A mid-range electric dryer will cost you about $500, while a gas one will cost you about $600.
I am going to combine all the above figures into one yearly cost for each type of dryer.
First let’s divide the upfront purchase price by how many years the dryer lasts. This will give us the yearly purchase price for each dryer.
- For an electric dryer: $500/14 years = $35.71 per year.
- For a gas dryer: $600/13 years = $46.15 per year.
Now, let’s calculate the amount of money spent on loads per year.
- For an electric dryer: $0.48 per load x 300 loads per year = $144.00 per year.
- For a gas dryer: $0.438 per load x 300 loads per year = $131.40 per year.
Now, we will add both yearly costs per dryer.
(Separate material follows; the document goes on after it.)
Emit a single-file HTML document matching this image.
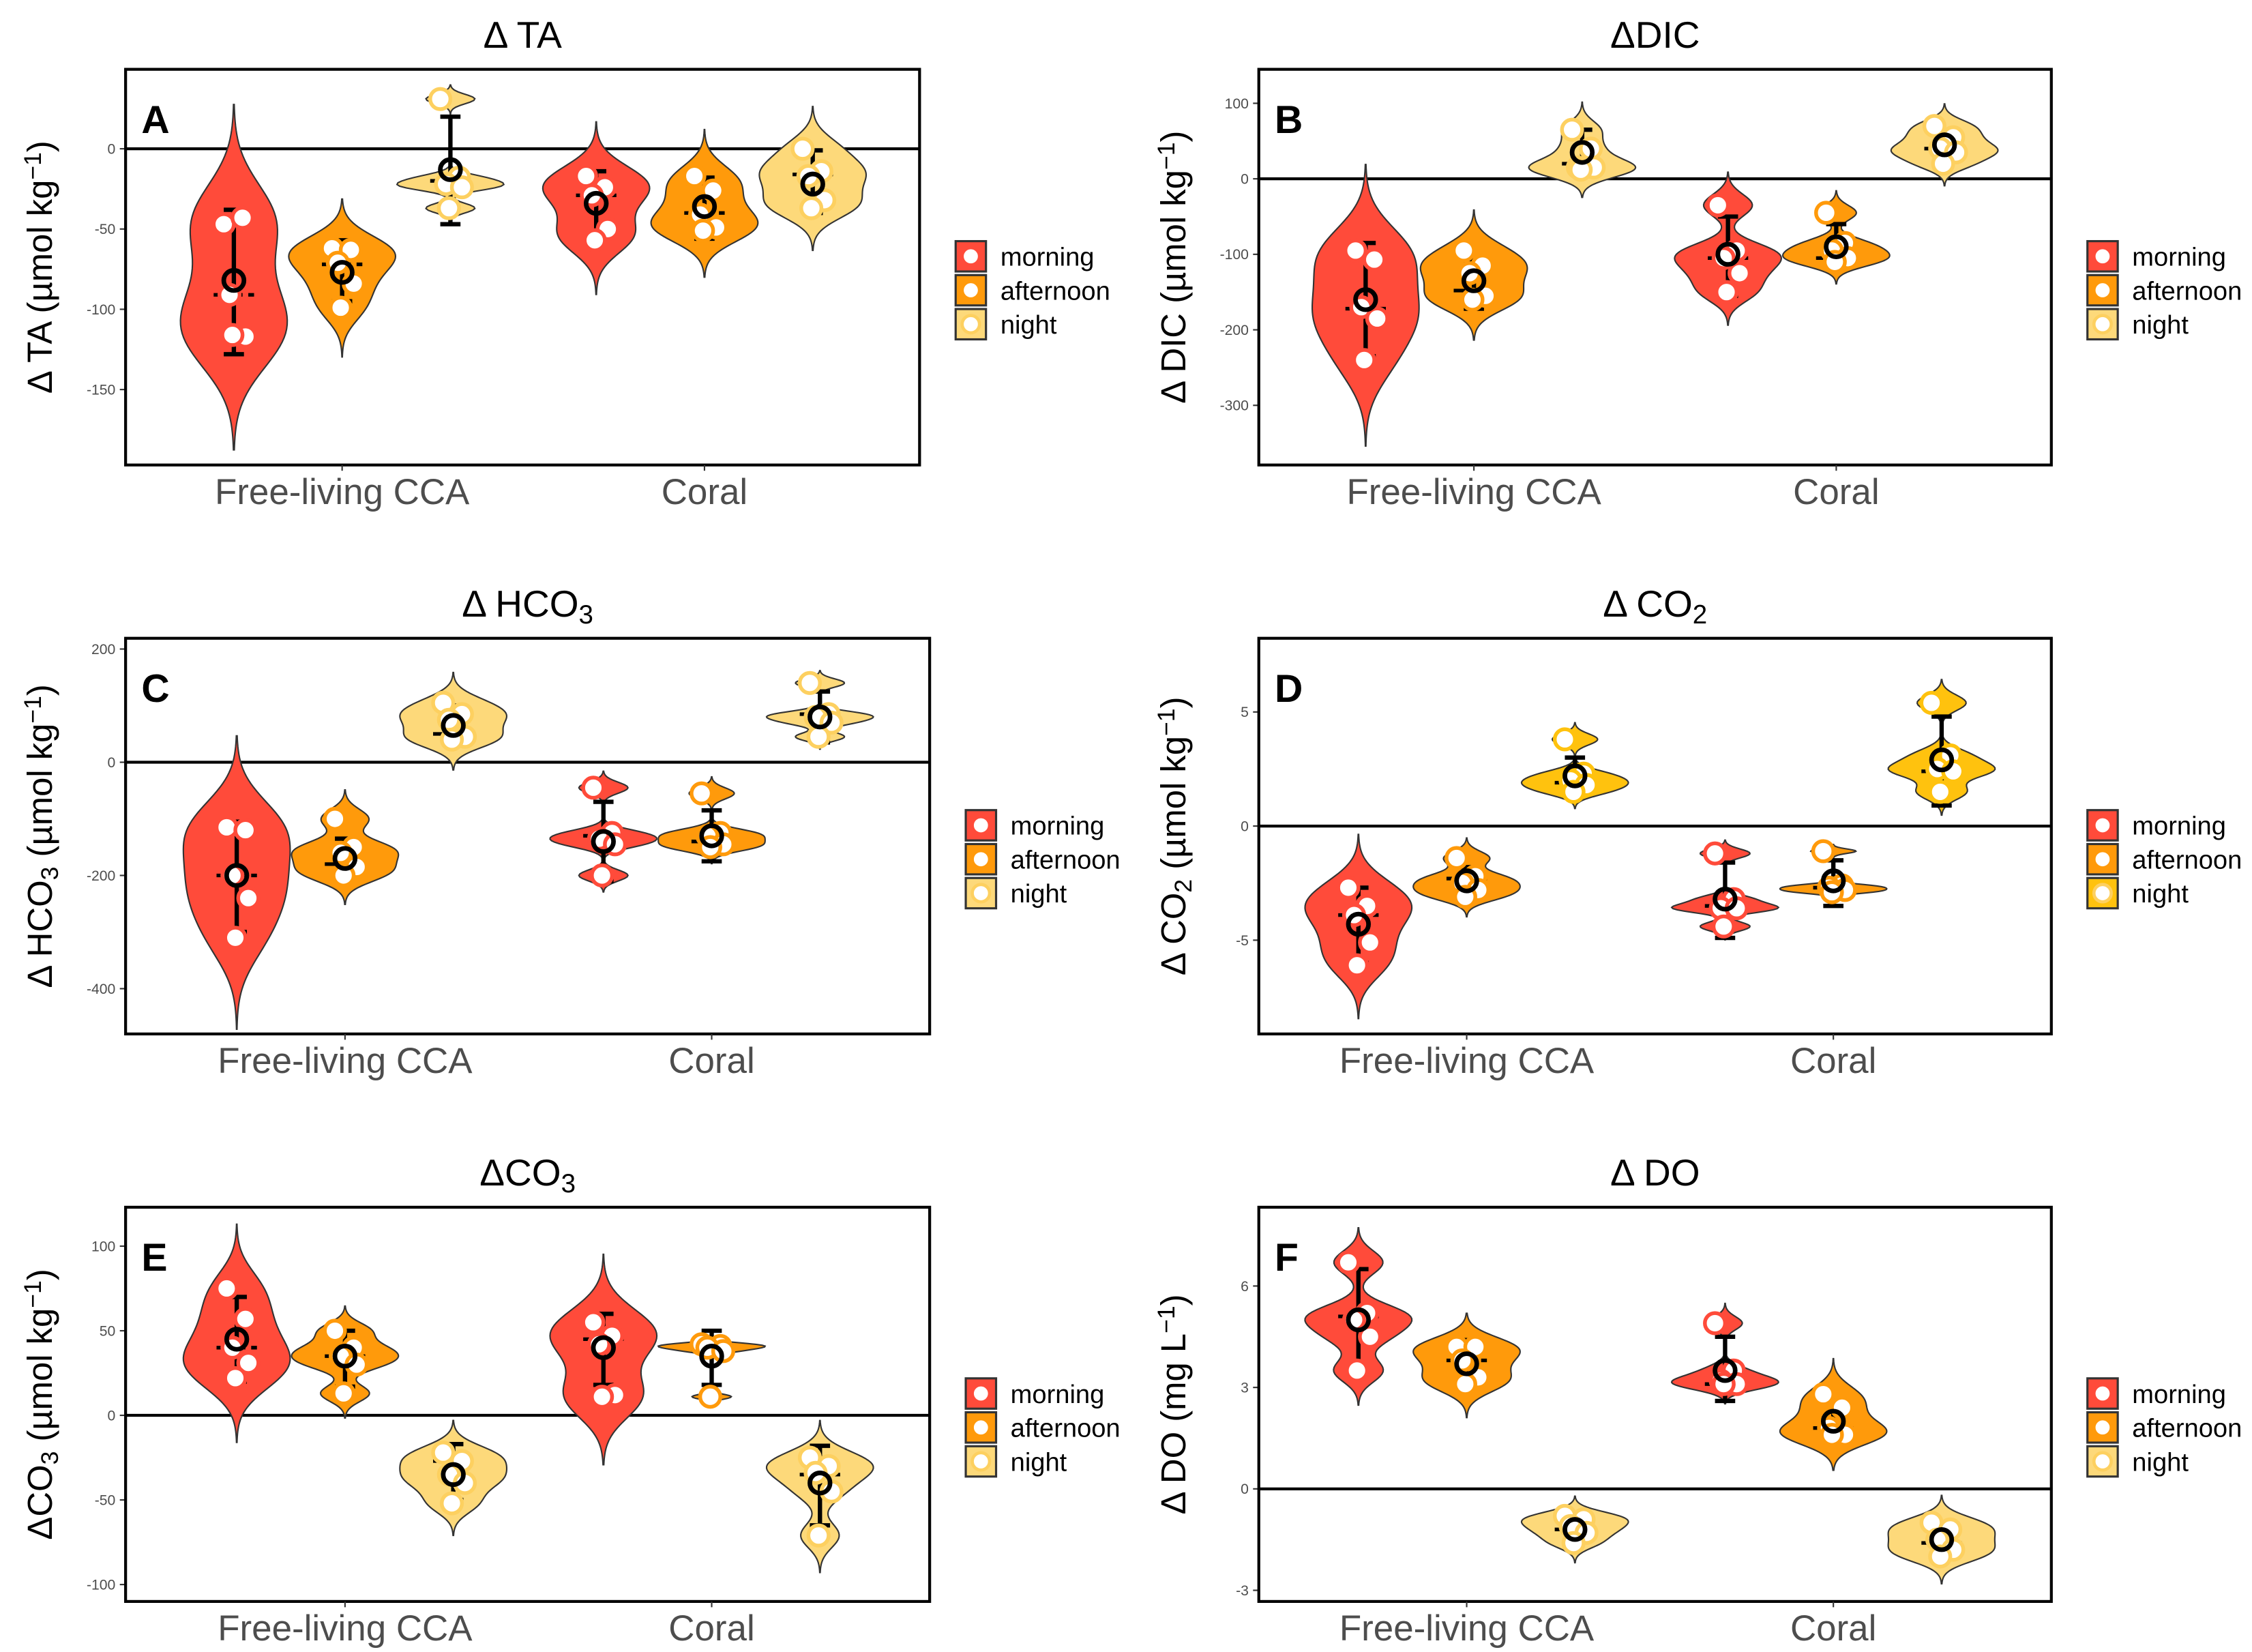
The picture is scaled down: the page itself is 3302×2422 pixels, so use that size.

- For an electric dryer: $35.71 + $144.00 = $179.7 per year
- For a gas dryer: $46.15 + $131.40 = $177.55 per year
Using our data, you can see that a gas dryer is slightly less expensive than an electric one. You can follow the same steps using the exact electricity and gas costs for your region, in addition to the price of the appliances you’re looking at purchasing, for an exact price comparison.
This estimate does not include maintenance costs, which, as we mentioned before may be more expensive for the gas dryer due to higher temperatures and more heating element components.
The final verdict is that yes, gas dryers can save you money in the long run. It may not be a large margin, but the lower cost of operation and the other benefits makes up for the higher upfront price.
Since the cost difference is so minimal, it is important to consider factors that may make one type of dryer more beneficial to you:
- Do you plan to live in your residence long-term?
- How expensive is gas/electricity in your region?
- Will potential maintenance costs affect your decision?
You do, however, have to consider installation costs because the need to lay gas lines or install an LP tank can mean your gas dryer ends up costing double that of an electric dryer over its lifetime.